Notably, Plaintiff has failed to identify a contrary County policy that instructs officers to cause excessive or unnecessary damage. Plaintiff's accusation that "ramming and halliganning the machines was plainly unreasonable and unnecessary" to fulfill the officers' duties in this case is insufficient to establish supervisory liability based on an unconstitutional policy or custom. Therefore, Moving Defendants' motion for summary judgment is GRANTED with respect to this claim.
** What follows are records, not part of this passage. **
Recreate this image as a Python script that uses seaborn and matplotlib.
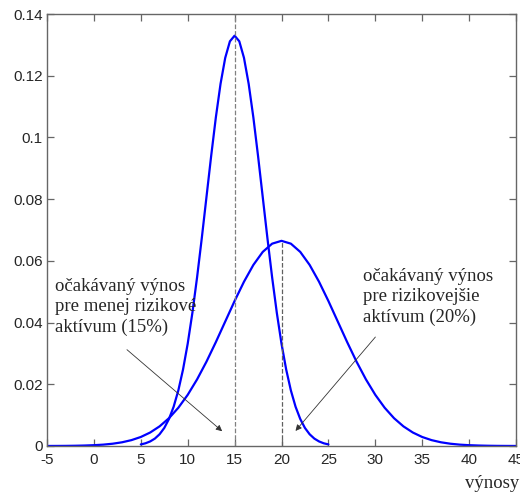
import numpy as np
import pandas as pd
import seaborn as sns
import matplotlib
matplotlib.use('Agg')
import matplotlib.pyplot as plt

# menej rizikove aktivum (stred 15), odcitane z grafu po 0.5
x_low = [5.0, 5.5, 6.0, 6.5, 7.0, 7.5, 8.0, 8.5, 9.0, 9.5, 10.0, 10.5, 11.0, 11.5,
         12.0, 12.5, 13.0, 13.5, 14.0, 14.5, 15.0, 15.5, 16.0, 16.5, 17.0, 17.5,
         18.0, 18.5, 19.0, 19.5, 20.0, 20.5, 21.0, 21.5, 22.0, 22.5, 23.0, 23.5,
         24.0, 24.5, 25.0]
y_low = [0.00051, 0.00088, 0.00148, 0.00240, 0.00380, 0.00584, 0.00874, 0.01272,
         0.01800, 0.02477, 0.03316, 0.04317, 0.05467, 0.06733, 0.08066, 0.09397,
         0.10648, 0.11736, 0.12579, 0.13115, 0.13298, 0.13115, 0.12579, 0.11736,
         0.10648, 0.09397, 0.08066, 0.06733, 0.05467, 0.04317, 0.03316, 0.02477,
         0.01800, 0.01272, 0.00874, 0.00584, 0.00380, 0.00240, 0.00148, 0.00088,
         0.00051]

# rizikovejsie aktivum (stred 20)
x_high = list(range(-5, 46))
y_half = [0.06649, 0.06557, 0.06290, 0.05868, 0.05324, 0.04699, 0.04033, 0.03367,
          0.02733, 0.02159, 0.01658, 0.01239, 0.00900, 0.00636, 0.00437, 0.00292,
          0.00190, 0.00120, 0.00074, 0.00044, 0.00026, 0.00015, 0.00008, 0.00004,
          0.00002, 0.00001]
y_high = y_half[::-1] + y_half[1:]

mean_low, peak_low = 15, 0.14
mean_high, peak_high = 20, 0.0665

x_ticks = list(range(-5, 46, 5))
y_ticks = [0, 0.02, 0.04, 0.06, 0.08, 0.1, 0.12, 0.14]
y_labels = ['0', '0.02', '0.04', '0.06', '0.08', '0.1', '0.12', '0.14']

text_low = 'očakávaný výnos\npre menej rizikové\naktívum (15%)'
text_high = 'očakávaný výnos\npre rizikovejšie\naktívum (20%)'

sns.set_style('ticks')
plt.rcParams['font.family'] = ['Liberation Sans', 'DejaVu Sans']
plt.rcParams['axes.unicode_minus'] = False
plt.rcParams['xtick.direction'] = 'in'
plt.rcParams['ytick.direction'] = 'in'

fig = plt.figure(figsize=(5.2, 4.95), dpi=100)
ax = fig.add_axes([0.0904, 0.099, 0.9019, 0.8727])

df = pd.concat([
    pd.DataFrame({'x': x_low, 'y': y_low, 's': 'low'}),
    pd.DataFrame({'x': x_high, 'y': y_high, 's': 'high'}),
])
sns.lineplot(data=df, x='x', y='y', units='s', estimator=None, color='#0000ff',
             lw=1.6, ax=ax, sort=False)

ax.plot([mean_low, mean_low], [0, peak_low], ls='--', color='#808080', lw=0.9)
ax.plot([mean_high, mean_high], [0, peak_high], ls='--', color='#606060', lw=0.9)

serif = ['Liberation Serif', 'DejaVu Serif']
ax.text(-4.2, 0.045, text_low, family=serif, fontsize=13.5, ha='left', va='center',
        linespacing=1.25)
ax.text(28.7, 0.0483, text_high, family=serif, fontsize=13.5, ha='left', va='center',
        linespacing=1.25)

arrow = dict(arrowstyle='-|>', color='#333333', lw=0.6, mutation_scale=9)
ax.annotate('', xy=(13.9, 0.0042), xytext=(3.3, 0.0318), arrowprops=arrow)
ax.annotate('', xy=(21.3, 0.0042), xytext=(30.2, 0.036), arrowprops=arrow)

ax.set_xlim(-5, 45)
ax.set_ylim(0, 0.14)
ax.set_xticks(x_ticks)
ax.set_yticks(y_ticks)
ax.set_yticklabels(y_labels)
ax.set_xlabel('')
ax.set_ylabel('')
ax.tick_params(axis='both', labelsize=11, length=5, width=0.9, color='#666666',
               top=True, right=True, pad=3)
ax.tick_params(axis='x', pad=5)
for sp in ax.spines.values():
    sp.set_visible(True)
    sp.set_color('#666666')
    sp.set_linewidth(1.0)

fig.text(519 / 520, 1 - 483 / 495, 'výnosy', family=serif, fontsize=13.5,
         ha='right', va='center')

fig.savefig('out.png', dpi=100)
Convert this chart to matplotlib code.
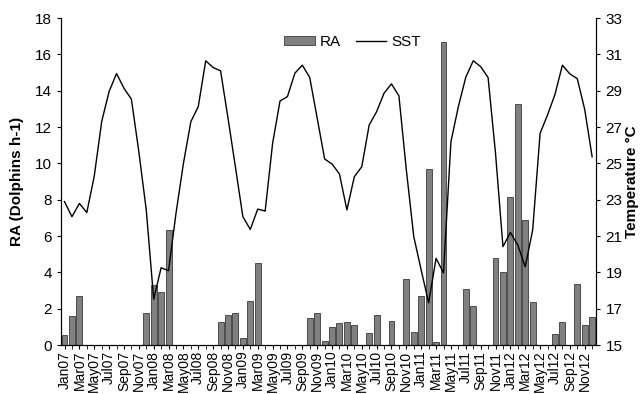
import numpy as np
import matplotlib
matplotlib.use("Agg")
import matplotlib.pyplot as plt
from matplotlib.patches import Patch
from matplotlib.lines import Line2D

plt.rcParams['font.family'] = ['Liberation Sans', 'DejaVu Sans']

months = ["Jan", "Feb", "Mar", "Apr", "May", "Jun", "Jul", "Aug", "Sep", "Oct", "Nov", "Dec"]
years = ["07", "08", "09", "10", "11", "12"]
labels = [m + y for y in years for m in months]

# relative abundance (dolphins per hour), monthly Jan07..Dec12
ra = [0.55, 1.6, 2.7, 0, 0, 0, 0, 0, 0, 0, 0, 1.75,
      3.3, 2.9, 6.35, 0, 0, 0, 0, 0, 0, 1.27, 1.67, 1.75,
      0.4, 2.42, 4.5, 0, 0, 0, 0, 0, 0, 1.5, 1.75, 0.25,
      1.0, 1.2, 1.27, 1.1, 0, 0.65, 1.65, 0, 1.32, 0, 3.62, 0.72,
      2.68, 9.68, 0.17, 16.7, 0, 0, 3.07, 2.15, 0, 0, 4.81, 4.0,
      8.17, 13.28, 6.87, 2.35, 0, 0, 0.64, 1.27, 0, 3.38, 1.1, 1.56]

# sea surface temperature (°C)
sst = [22.9, 22.07, 22.8, 22.3, 24.3, 27.3, 28.96, 29.95, 29.14, 28.54, 25.65, 22.44,
       17.53, 19.26, 19.1, 22.25, 25.0, 27.3, 28.13, 30.65, 30.28, 30.1, 27.5, 24.8,
       22.07, 21.37, 22.49, 22.38, 26.1, 28.44, 28.68, 29.97, 30.41, 29.73, 27.5, 25.25,
       24.97, 24.42, 22.44, 24.27, 24.82, 27.12, 27.85, 28.87, 29.38, 28.72, 24.64, 20.97,
       19.13, 17.33, 19.78, 18.98, 26.2, 28.13, 29.75, 30.65, 30.33, 29.73, 25.56, 20.42,
       21.2, 20.51, 19.31, 21.34, 26.66, 27.67, 28.8, 30.41, 29.93, 29.67, 27.98, 25.37]

x = np.arange(len(labels))

fig, ax = plt.subplots(figsize=(6.4, 3.94), dpi=100)
fig.subplots_adjust(left=0.095, right=0.931, bottom=0.124, top=0.954)

ax.bar(x, ra, width=0.8, color="#808080", edgecolor="#3a3a3a", linewidth=0.6)
ax.set_xlim(-0.5, len(labels) - 0.5)
ax.set_ylim(0, 18)
ax.set_yticks(np.arange(0, 19, 2))
ax.set_xticks(x[::2])
ax.set_xticklabels(labels[::2], rotation=90, fontsize=10)
ax.set_xticks(x, minor=True)
ax.tick_params(axis="x", which="both", length=3, direction="out", pad=1)
ax.tick_params(axis="y", labelsize=11, length=3)
ax.set_ylabel("RA (Dolphins h-1)", fontsize=11, fontweight="bold", labelpad=8)
ax.spines["top"].set_visible(False)

ax2 = ax.twinx()
ax2.plot(x, sst, color="black", linewidth=1)
ax2.set_ylim(15, 33)
ax2.set_yticks(np.arange(15, 34, 2))
ax2.tick_params(axis="y", labelsize=11, length=3, pad=4)
ax2.set_ylabel("Temperature °C", fontsize=11, fontweight="bold", labelpad=2)
ax2.spines["top"].set_visible(False)

handles = [Patch(facecolor="#808080", edgecolor="#3a3a3a", linewidth=0.6),
           Line2D([0], [0], color="black", linewidth=1)]
ax2.legend(handles, ["RA", "SST"], loc="upper center", ncol=2, frameon=False,
           fontsize=11, bbox_to_anchor=(0.545, 0.99), handlelength=2.0,
           handleheight=0.55, columnspacing=1.0, handletextpad=0.3)

plt.savefig("out.png", dpi=100)
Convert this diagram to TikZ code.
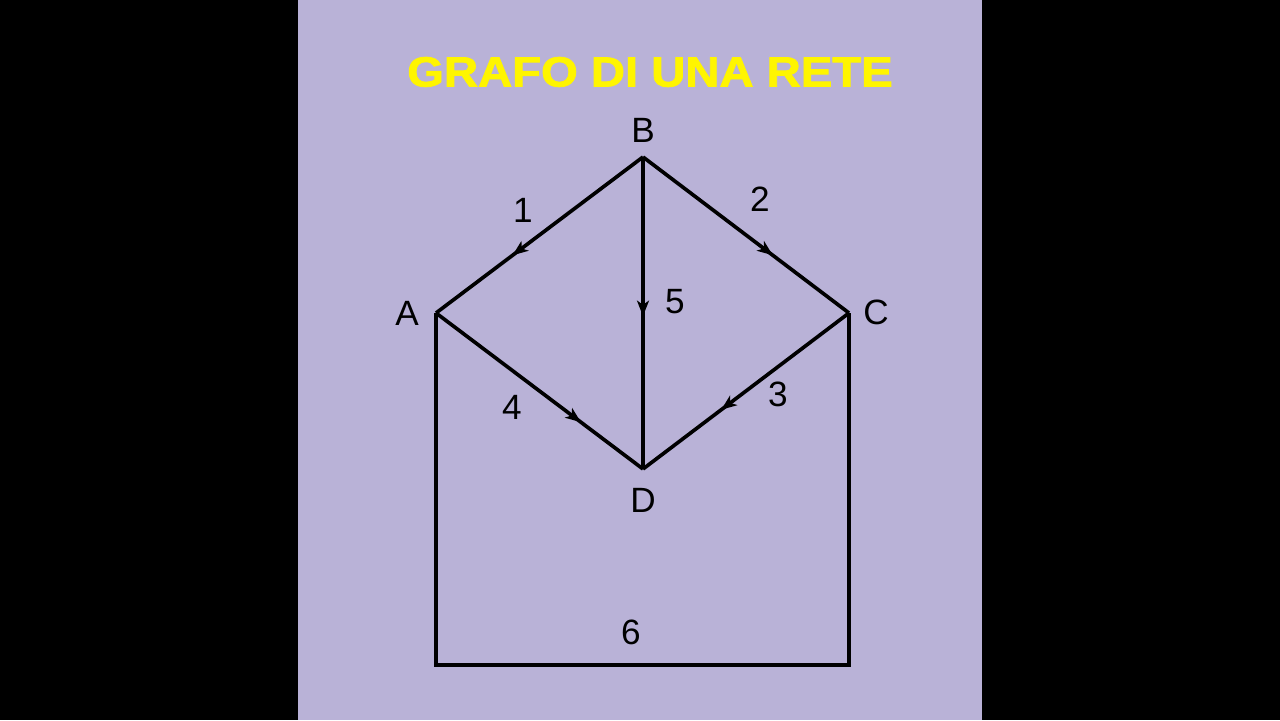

Based on the foregoing, Moving Defendants' motion for summary judgment  is GRANTED in part and DENIED in part. Officer Defendants Jones and McCown are entitled to qualified immunity from Plaintiff's § 1983 claims and Defendant DeKalb County Police Chief, in his official capacity, is dismissed from the action as redundant. However, Moving Defendants' motion is denied as to DeKalb County to the extent Plaintiff's claim is based on the County's alleged unconstitutional policy for obtaining illegal gambling search warrants.
The parties shall file a proposed consolidated pretrial order within 30 days of the entry of this Order.